Quando due anni fa uscì "Burlesque", primo album degli inglesi Bellowhead, la stampa musicale di mezzo mondo gridò al miracolo. Una big band con archi e ottoni che stravolge i traditional anglosassonni era qualcosa di inaudito in campo folk. L'estro del frontman Jon Boden, poi, sembrava promettere grandi cose per il futuro.
Con "Matachin" gli undici Bellowhead conservano ed espandono la formula del precedente Lp: arrangiamenti raffinati e complessi, ritmi spigliati, suggestioni est-europee, bandistiche, jazz. Nessun elemento rock, ma un'atmosfera calda, avvolgente e velatamente malinconica.
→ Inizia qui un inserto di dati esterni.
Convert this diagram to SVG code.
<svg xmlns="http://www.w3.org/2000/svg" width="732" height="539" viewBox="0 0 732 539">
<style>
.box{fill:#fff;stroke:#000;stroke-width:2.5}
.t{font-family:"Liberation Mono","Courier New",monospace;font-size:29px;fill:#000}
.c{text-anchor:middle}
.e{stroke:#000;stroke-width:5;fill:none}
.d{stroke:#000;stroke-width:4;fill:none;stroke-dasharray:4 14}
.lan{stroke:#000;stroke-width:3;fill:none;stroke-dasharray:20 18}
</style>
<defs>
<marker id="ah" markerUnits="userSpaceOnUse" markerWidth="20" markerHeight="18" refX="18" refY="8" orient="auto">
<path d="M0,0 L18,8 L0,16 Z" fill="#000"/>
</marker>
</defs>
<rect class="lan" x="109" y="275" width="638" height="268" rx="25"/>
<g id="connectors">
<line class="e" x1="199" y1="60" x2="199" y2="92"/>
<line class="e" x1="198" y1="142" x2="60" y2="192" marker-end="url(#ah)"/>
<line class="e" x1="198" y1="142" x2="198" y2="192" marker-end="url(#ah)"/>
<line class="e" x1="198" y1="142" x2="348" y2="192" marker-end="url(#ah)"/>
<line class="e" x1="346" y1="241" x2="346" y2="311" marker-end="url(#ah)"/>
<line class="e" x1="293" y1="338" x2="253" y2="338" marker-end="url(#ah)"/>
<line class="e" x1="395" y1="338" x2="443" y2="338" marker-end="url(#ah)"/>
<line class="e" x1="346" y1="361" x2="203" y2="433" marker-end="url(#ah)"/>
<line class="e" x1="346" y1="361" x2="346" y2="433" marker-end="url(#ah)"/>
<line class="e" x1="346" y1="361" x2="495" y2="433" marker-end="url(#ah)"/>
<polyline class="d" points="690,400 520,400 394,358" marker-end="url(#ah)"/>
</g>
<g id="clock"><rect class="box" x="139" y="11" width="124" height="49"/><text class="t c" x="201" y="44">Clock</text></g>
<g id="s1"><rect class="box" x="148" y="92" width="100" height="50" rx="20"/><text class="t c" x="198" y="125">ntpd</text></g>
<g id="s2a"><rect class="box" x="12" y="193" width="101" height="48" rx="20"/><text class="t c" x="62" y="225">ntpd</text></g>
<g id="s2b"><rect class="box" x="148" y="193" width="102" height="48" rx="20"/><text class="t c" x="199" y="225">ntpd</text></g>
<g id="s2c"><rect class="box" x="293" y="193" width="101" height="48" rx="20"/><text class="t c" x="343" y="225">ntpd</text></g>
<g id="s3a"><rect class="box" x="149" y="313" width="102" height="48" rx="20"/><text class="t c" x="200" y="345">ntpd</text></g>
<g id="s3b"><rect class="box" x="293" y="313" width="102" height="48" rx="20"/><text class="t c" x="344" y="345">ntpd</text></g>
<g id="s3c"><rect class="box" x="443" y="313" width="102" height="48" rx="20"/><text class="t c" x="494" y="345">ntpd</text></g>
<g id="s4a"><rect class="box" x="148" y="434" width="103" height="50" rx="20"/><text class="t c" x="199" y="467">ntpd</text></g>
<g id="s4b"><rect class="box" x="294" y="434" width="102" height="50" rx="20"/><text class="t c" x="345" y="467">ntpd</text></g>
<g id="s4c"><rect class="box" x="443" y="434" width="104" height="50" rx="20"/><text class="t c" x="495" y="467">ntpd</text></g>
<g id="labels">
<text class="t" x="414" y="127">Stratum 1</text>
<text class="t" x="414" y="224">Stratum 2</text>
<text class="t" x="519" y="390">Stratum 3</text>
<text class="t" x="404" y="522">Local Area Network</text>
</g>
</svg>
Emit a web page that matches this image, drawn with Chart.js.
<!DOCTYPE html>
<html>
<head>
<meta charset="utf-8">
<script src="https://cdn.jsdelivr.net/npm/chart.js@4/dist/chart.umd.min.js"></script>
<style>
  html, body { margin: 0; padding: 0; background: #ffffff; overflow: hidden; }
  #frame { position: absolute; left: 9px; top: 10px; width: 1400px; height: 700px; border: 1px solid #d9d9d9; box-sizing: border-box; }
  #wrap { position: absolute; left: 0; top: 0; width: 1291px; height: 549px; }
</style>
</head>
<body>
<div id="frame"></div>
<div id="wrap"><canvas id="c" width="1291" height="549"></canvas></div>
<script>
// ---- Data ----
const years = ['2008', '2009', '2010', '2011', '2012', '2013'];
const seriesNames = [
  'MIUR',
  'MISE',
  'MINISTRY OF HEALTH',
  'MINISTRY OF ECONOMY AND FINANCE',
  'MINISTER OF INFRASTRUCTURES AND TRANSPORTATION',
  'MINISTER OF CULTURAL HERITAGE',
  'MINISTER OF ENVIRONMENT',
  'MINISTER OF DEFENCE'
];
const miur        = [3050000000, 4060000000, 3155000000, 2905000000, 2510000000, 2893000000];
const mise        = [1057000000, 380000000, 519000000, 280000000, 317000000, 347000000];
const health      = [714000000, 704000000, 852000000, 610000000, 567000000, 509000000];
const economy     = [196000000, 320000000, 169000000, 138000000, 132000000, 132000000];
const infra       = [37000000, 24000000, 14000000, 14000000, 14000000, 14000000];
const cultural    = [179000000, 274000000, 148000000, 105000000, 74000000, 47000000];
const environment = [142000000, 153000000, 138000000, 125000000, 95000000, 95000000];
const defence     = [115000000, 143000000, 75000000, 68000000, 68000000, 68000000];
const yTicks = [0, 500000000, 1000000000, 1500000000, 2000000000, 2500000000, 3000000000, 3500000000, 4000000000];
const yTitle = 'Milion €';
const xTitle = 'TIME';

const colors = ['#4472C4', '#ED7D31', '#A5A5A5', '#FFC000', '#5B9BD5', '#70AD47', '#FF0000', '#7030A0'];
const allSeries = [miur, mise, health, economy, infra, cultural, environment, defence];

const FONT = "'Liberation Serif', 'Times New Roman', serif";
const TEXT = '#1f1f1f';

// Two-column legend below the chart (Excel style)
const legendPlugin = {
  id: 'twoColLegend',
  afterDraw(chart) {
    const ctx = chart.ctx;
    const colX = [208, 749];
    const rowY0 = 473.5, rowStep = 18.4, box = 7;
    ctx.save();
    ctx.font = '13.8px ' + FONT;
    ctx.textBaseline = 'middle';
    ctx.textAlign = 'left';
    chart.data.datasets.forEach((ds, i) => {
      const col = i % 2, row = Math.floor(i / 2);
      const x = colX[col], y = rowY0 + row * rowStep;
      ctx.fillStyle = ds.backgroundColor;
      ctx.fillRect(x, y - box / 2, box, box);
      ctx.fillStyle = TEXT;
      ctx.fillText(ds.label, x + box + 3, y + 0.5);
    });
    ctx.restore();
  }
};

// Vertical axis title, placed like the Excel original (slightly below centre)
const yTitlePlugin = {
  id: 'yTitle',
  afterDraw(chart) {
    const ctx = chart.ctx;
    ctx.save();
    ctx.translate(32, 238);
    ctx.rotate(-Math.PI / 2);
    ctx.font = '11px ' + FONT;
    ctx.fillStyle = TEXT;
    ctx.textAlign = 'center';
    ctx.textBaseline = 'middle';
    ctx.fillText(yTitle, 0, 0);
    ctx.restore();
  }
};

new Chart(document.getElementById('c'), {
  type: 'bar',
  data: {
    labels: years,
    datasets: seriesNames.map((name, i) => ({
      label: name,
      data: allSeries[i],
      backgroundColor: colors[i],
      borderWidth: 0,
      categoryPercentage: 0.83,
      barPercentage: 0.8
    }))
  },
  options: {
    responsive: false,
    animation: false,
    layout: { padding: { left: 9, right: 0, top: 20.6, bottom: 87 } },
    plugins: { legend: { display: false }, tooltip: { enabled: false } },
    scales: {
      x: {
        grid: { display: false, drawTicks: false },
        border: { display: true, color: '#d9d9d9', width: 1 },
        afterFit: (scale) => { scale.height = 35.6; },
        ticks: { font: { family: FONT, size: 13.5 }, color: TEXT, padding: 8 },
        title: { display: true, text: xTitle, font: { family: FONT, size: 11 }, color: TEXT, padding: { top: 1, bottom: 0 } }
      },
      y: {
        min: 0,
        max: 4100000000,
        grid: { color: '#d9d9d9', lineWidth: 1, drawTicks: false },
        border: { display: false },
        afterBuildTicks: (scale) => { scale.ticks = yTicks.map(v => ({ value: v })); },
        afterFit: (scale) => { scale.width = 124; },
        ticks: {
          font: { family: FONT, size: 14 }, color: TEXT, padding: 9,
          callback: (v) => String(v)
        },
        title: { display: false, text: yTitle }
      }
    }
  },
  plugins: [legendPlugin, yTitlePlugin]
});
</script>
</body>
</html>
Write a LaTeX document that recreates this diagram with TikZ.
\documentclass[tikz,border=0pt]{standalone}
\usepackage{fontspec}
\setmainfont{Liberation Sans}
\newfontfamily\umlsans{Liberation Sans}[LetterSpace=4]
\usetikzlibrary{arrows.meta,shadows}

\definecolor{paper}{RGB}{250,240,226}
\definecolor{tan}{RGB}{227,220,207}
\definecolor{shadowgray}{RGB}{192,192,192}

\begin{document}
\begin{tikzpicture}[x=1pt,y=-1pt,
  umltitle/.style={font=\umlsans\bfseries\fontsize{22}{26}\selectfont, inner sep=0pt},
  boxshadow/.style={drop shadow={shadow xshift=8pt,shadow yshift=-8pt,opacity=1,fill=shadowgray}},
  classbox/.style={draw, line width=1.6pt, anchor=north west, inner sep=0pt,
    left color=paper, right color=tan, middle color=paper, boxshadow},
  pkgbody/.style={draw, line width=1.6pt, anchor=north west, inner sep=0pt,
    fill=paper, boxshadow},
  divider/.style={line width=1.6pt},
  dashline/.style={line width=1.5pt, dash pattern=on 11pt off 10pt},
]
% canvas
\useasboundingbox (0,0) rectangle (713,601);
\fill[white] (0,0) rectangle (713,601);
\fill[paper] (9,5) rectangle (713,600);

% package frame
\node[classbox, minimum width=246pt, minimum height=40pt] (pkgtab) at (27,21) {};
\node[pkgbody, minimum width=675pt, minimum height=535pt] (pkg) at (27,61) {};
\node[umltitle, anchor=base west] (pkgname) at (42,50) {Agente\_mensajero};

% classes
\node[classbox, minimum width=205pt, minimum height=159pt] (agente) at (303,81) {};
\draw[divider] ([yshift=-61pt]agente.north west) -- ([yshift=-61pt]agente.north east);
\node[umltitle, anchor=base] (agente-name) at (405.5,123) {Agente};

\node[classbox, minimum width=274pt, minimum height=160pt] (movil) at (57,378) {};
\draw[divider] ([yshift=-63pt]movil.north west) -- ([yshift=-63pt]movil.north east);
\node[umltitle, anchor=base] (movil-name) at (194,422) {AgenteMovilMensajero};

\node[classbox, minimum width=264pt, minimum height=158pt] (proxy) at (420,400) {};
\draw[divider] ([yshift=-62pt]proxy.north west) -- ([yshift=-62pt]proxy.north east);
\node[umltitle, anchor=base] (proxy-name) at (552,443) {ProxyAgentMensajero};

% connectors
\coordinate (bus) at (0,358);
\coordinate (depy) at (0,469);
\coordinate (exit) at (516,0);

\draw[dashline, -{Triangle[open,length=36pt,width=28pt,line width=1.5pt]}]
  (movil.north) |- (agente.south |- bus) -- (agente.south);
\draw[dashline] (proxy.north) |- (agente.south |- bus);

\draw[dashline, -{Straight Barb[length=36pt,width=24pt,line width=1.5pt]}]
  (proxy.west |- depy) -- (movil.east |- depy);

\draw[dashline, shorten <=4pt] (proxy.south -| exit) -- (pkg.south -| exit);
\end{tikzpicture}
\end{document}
C'è meno teatralità nelle tredici nuove tracce: meno funambolismi e più eleganza. Si è persa per strada un po' di grinta, guadagnandoci di molto in maturità. Maturità che si riflette in primis sulla struttura dell'album: ogni canzone si replica in una breve vignette che la mostra sotto un'altra prospettiva. Apre e chiude "Fakenham Fair", prima in sognante veste cameristica, poi soltanto rievocata dal tintinnio di un carillon.
Si mescolano nell'album sincopi reggae e fughe fiatistiche ("Kaafozalum/The Priest's Miss"), danze e filastrocche, canti di lavoro e coretti pre-jazz ("Cholera Camp", di Rudyard Kipling). Il clima è giullaresco e i pochi episodi pensosi sono rasserenati da trovate ritmiche frizzanti, ma mai caciarone.
Apici assoluti, oltre alla già citata "Fakenham Fair", la bandistica "Spectre Review" (un arrangiamento diverso per ogni strofa) e la strumentale "Trip To Bucharest/The Flight Of The Folk Mutants", con archi e ottoni che si avvolgono su sé stessi a creare una tensione quasi cinematografica.
Manca poco al disco per essere un capolavoro: forse proprio un po' di quella pirotecnica sfrontatezza che era croce e delizia del precedente.